O economista Edmar Bacha e o cientista político Simon Schwartzman avaliam a militarização do governo estimulada por Jair Bolsonaro. Esse fato, mais a tentativa de envolver as forças armadas em um golpe militar e a passividade, senão conivência, de muitos de seus setores com estes movimentos, trouxeram para a ordem do dia a necessidade de se discutir o papel das forças armadas na sociedade brasileira: “Não se trata somente da questão mais imediata da ameaça que houve à democracia, mas dos temas mais amplos, de médio e longo prazos, do relacionamento entre o setor militar e a sociedade civil e do papel das forças armadas brasileiras no mundo atual para um país como o Brasil”.
O general Otávio do Rêgo Barros cita em seu artigo o pensador italiano Norberto Bobbio em suas ponderações sobre o futuro da democracia. Depreende dali que “somente o respeito ao ser difuso conhecido como democracia fará a sociedade avançar na autoproteção e consequente sobrevivência da tribo da qual cada indivíduo livre é parte”. Para ele, a estrutura política e social do Brasil foi abalada por um presumido enfrentamento dos estamentos militar e civil, cuja causa tangencia a origem militar do ex-presidente. Mas, acrescenta que, com o novo governo, “abre-se a possibilidade de retorno das águas ao curso normal do rio nas relações entre civis e militares”.
Ao mesmo tempo em que vê o presidente Lula diante do desafio de recolocar o Brasil no cenário internacional, após quatro anos de isolamento e de perda de liderança em temas essenciais para a agenda interna – de mudanças climáticas à saúde global, passando por direitos humanos –, o cientista político Guilherme Casarões, considera potenciais obstáculos: “Penso que a revitalização da nossa política externa pode ser um dos pontos de partida para que o novo governo cumpra sua promessa de reconciliação nacional. Afinal, não faltam exemplos mostrando que é possível que um presidente construa legitimidade política de fora para dentro – usando a diplomacia, em suas múltiplas manifestações, para viabilizar a consecução de seu programa governamental.”

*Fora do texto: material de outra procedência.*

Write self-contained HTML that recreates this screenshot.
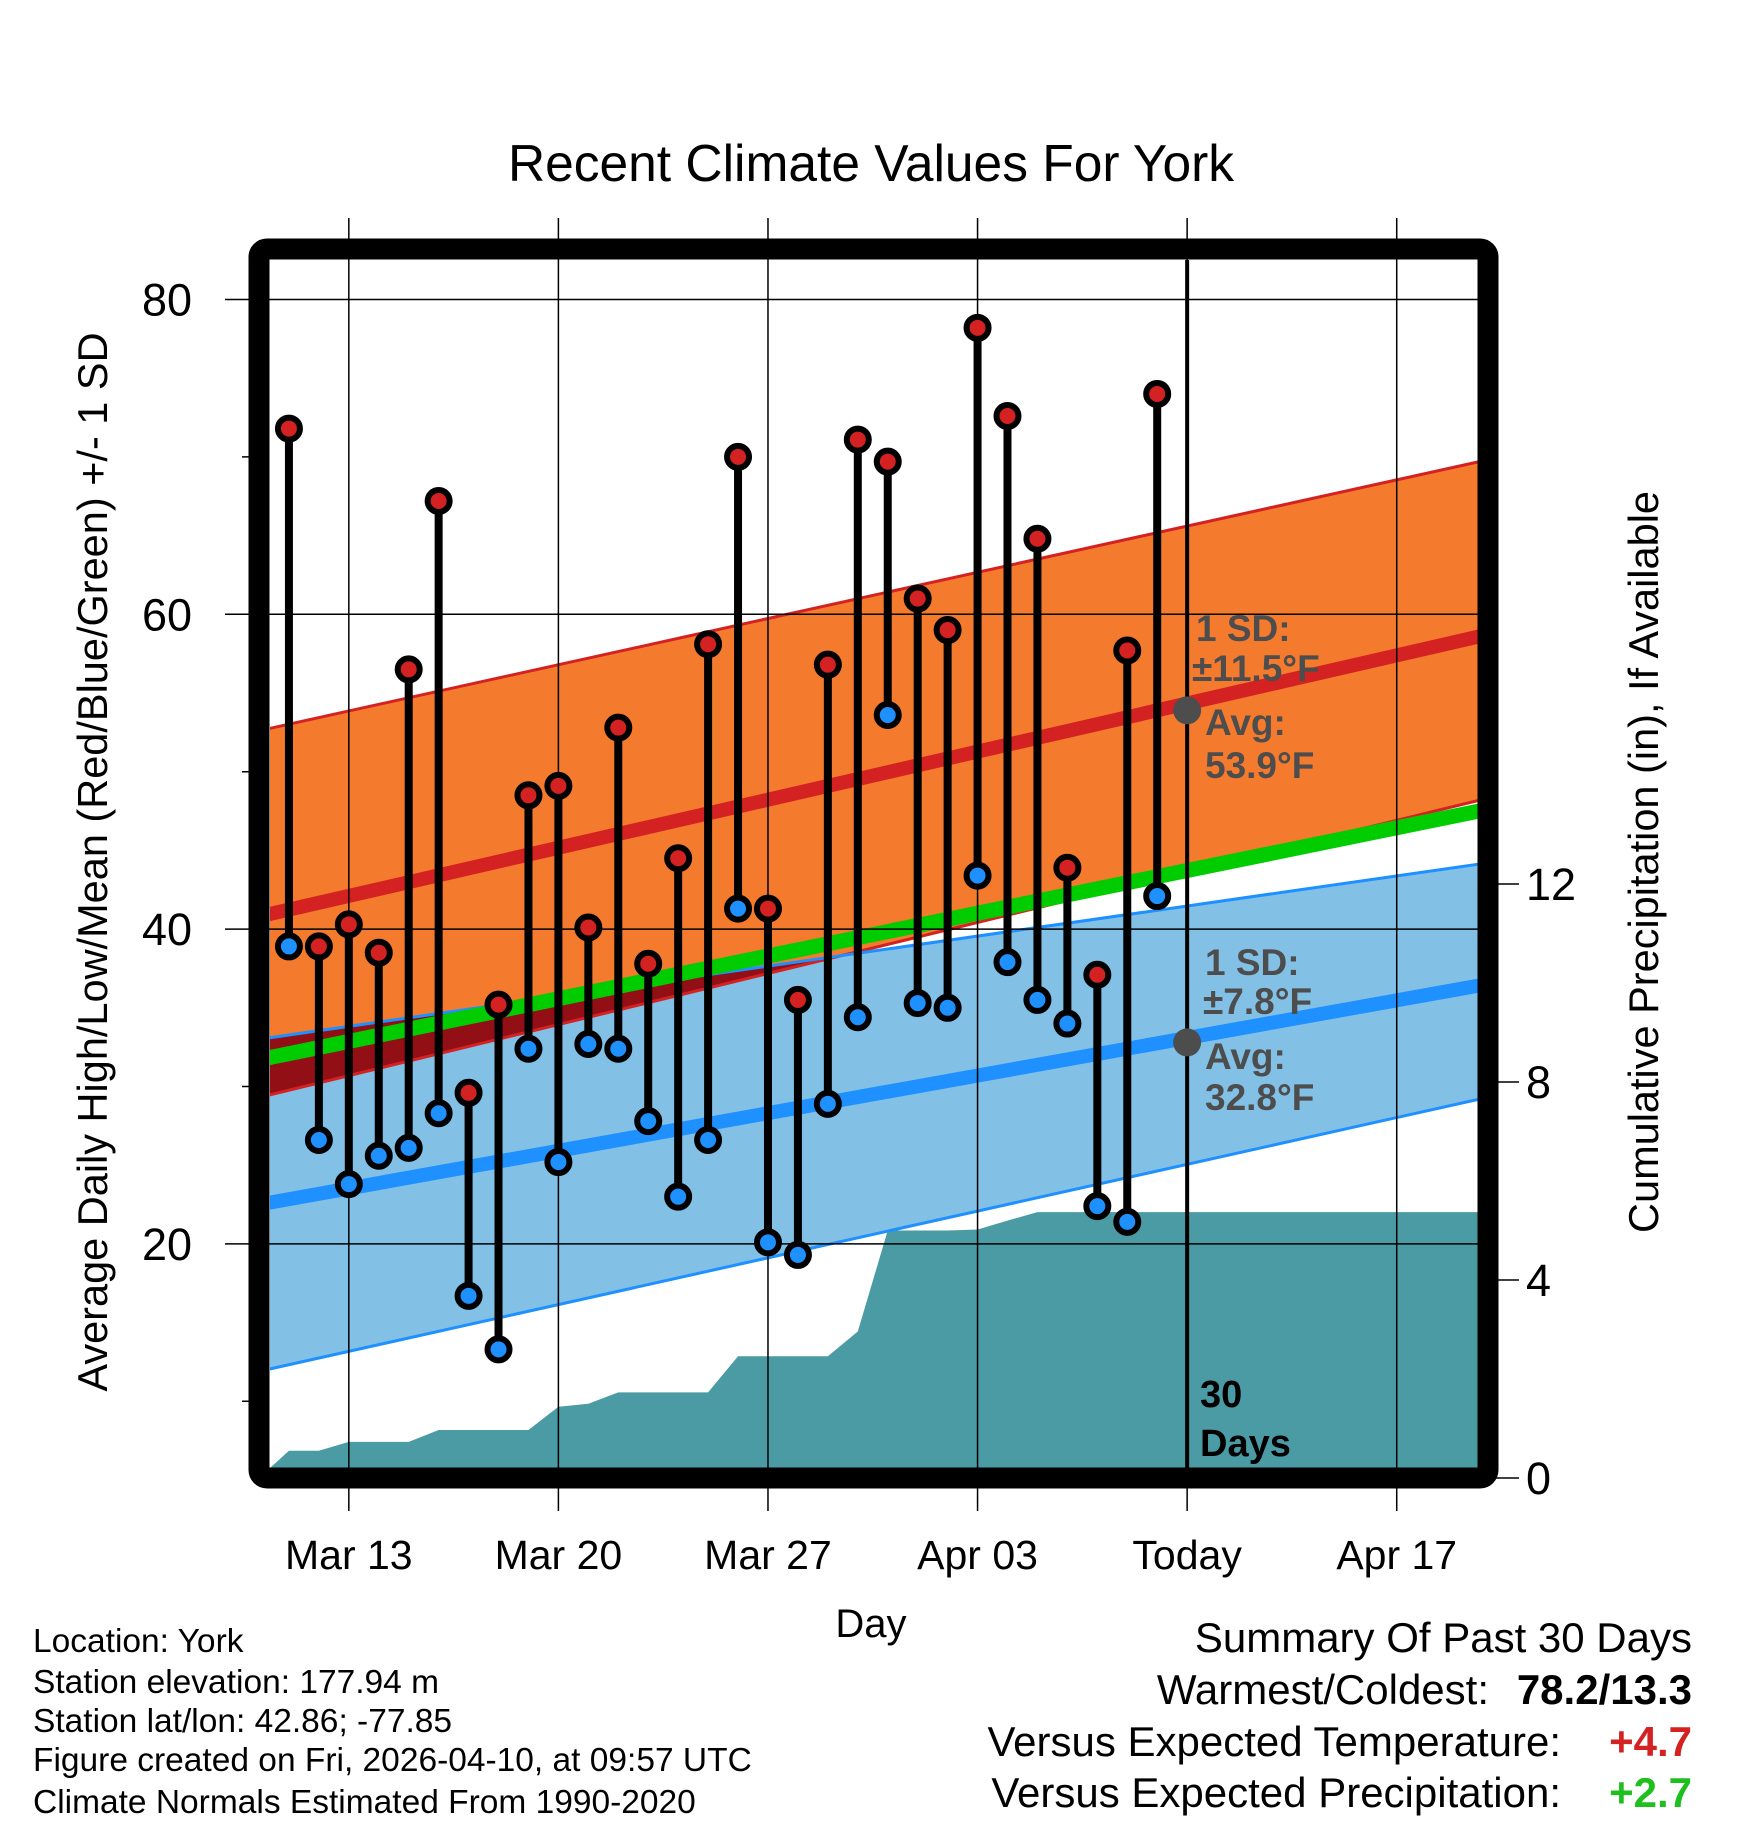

As urnas eletrônicas foram objeto de grande controvérsia, antes das eleições de outubro de 2022, a partir de contestação pelo presidente Jair Bolsonaro. O diplomata Rubens Barbosa faz aqui um registro de seu envolvimento pessoal a chamado do presidente do Tribunal Superior Eleitoral, em uma crise que, pela sua sensibilidade, não foi conhecida à época. Havia a possibilidade da falta de urnas em função da falta de semicondutores para a produção dos equipamentos nos prazos requeridos. A ação do TSE foi decisiva para que o problema fosse contornado. Barbosa fez gestões junto aos fornecedores, contribuindo para que a crise fosse superada e evitado potencial problema político diante do risco da não realização das eleições na data prevista.